Exercise brief: Check each line of the data below for the word "React", then extract the ones that have it.

>> begin

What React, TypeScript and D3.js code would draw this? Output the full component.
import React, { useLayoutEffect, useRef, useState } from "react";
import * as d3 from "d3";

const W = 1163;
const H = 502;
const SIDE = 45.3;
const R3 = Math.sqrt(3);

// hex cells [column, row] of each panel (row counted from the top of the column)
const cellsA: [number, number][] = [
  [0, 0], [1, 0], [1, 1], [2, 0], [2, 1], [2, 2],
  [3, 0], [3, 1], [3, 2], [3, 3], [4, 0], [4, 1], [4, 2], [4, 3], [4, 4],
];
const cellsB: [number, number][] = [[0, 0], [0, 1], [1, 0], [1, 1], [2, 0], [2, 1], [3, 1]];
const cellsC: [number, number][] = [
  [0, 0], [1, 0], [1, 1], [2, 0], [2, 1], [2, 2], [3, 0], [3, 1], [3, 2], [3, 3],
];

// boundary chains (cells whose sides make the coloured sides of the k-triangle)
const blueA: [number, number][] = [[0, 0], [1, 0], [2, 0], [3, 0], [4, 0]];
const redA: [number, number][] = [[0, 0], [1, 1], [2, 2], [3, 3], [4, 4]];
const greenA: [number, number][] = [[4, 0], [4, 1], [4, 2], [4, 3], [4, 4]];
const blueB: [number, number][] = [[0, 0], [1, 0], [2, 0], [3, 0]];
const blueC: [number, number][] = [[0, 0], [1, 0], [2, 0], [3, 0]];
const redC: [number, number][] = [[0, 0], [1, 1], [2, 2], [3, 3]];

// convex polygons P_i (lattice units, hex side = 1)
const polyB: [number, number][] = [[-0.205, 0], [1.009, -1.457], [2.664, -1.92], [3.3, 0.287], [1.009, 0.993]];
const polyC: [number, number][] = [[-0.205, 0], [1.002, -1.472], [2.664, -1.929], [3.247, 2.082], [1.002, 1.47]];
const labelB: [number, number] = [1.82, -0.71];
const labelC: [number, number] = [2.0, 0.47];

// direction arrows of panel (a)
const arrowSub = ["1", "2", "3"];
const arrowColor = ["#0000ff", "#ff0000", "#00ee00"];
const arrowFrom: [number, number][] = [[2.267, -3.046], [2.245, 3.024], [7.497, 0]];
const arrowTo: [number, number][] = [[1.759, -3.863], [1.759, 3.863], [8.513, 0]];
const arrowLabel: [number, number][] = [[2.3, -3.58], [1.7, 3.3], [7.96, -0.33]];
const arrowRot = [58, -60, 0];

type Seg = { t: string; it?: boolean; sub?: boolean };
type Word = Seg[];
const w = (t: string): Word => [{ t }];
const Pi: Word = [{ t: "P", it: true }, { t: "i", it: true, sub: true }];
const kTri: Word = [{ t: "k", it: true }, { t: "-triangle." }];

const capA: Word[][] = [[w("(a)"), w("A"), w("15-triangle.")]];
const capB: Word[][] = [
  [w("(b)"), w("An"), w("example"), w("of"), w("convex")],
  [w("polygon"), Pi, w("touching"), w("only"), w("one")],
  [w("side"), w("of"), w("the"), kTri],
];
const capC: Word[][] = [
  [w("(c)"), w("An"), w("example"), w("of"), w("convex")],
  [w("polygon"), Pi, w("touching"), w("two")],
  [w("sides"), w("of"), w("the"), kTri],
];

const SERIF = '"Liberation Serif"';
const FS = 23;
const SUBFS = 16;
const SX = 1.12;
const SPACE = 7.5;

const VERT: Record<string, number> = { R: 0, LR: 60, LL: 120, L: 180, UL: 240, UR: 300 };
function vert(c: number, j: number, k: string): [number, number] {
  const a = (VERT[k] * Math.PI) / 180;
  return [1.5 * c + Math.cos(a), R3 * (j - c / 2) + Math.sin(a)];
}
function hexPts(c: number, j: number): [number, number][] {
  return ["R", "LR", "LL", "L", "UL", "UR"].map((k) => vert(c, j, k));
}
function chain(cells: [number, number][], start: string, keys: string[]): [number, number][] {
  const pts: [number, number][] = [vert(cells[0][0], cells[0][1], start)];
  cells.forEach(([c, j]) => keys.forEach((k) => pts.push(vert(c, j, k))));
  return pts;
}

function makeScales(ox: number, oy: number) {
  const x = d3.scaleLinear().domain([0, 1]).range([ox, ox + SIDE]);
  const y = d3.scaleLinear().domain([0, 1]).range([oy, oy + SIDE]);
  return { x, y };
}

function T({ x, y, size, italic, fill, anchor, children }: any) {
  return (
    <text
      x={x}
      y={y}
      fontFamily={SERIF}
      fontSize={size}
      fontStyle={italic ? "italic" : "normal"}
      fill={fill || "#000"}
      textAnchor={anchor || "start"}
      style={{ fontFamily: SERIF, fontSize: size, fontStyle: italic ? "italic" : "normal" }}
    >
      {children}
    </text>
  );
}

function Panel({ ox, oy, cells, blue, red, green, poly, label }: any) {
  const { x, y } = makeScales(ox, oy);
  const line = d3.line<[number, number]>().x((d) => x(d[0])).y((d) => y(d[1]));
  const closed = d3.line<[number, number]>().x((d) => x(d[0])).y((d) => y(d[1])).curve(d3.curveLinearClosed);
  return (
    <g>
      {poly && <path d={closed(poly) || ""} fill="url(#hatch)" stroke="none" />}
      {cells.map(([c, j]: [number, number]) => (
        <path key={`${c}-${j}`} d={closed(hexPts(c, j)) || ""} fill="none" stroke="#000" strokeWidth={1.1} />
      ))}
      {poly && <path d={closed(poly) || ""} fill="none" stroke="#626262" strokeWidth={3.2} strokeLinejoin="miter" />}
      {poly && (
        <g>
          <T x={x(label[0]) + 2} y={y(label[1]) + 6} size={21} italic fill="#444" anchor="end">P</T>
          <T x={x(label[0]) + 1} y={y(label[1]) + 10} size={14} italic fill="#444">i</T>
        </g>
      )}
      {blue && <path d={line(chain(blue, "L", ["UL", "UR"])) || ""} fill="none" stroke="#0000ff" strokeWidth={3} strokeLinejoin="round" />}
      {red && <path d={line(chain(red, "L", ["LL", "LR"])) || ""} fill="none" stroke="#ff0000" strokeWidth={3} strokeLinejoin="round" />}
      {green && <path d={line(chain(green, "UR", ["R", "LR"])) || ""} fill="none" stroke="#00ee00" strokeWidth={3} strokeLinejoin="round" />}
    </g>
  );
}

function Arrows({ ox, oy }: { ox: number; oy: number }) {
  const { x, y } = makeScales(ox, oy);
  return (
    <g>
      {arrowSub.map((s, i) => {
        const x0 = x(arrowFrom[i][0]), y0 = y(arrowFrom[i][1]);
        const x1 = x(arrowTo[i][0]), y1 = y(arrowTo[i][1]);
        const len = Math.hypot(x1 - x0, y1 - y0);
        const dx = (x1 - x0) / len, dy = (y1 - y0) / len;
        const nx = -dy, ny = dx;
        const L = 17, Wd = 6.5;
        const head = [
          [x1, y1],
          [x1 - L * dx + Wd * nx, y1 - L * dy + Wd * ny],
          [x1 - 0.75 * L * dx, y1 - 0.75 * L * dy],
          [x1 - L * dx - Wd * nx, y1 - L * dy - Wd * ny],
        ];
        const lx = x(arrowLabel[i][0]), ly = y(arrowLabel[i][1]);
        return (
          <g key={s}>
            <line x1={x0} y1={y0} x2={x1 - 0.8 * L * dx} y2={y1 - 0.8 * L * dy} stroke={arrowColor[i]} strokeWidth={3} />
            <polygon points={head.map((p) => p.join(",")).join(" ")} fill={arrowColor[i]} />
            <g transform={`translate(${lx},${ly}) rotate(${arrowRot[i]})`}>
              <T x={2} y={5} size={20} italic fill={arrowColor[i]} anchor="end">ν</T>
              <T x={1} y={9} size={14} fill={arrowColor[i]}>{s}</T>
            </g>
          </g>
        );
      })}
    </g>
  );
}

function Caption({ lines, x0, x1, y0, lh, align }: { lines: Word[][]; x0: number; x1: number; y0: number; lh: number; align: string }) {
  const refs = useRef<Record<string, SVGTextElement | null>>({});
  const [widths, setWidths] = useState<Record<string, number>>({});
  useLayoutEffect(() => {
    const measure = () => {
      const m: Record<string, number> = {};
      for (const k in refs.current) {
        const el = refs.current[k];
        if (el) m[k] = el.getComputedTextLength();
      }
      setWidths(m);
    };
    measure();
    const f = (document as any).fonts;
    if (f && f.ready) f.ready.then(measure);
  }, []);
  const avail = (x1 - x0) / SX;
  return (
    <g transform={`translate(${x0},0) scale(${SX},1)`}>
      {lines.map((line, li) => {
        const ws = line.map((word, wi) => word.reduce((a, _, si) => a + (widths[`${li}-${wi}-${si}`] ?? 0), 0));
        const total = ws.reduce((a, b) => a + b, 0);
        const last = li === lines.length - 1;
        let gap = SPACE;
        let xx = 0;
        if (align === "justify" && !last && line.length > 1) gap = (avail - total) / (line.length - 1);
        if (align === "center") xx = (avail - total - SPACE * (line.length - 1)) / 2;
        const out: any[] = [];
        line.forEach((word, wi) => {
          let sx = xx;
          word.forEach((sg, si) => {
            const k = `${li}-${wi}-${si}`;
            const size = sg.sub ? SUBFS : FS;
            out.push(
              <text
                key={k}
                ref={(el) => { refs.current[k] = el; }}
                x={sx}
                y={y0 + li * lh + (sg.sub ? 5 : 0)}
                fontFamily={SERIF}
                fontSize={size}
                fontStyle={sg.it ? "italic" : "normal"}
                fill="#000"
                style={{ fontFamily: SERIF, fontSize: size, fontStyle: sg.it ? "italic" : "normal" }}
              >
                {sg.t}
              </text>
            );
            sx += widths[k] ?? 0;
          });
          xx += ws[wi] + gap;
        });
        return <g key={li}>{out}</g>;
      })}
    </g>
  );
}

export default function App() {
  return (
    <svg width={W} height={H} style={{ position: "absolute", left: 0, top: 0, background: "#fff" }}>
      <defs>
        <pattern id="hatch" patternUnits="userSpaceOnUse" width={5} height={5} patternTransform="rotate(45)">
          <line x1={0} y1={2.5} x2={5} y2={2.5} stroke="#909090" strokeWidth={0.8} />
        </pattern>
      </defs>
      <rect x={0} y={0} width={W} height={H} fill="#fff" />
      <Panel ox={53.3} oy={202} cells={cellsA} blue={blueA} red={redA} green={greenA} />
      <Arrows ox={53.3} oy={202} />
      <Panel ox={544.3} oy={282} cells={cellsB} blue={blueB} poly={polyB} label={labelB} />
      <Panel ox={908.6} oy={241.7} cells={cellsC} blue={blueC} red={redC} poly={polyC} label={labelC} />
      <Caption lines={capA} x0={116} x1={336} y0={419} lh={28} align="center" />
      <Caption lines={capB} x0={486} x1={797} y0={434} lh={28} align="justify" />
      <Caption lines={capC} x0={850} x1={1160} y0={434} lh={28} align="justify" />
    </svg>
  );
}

>> end

Right answer:
What React, TypeScript and D3.js code would draw this? Output the full component.
import React, { useLayoutEffect, useRef, useState } from "react";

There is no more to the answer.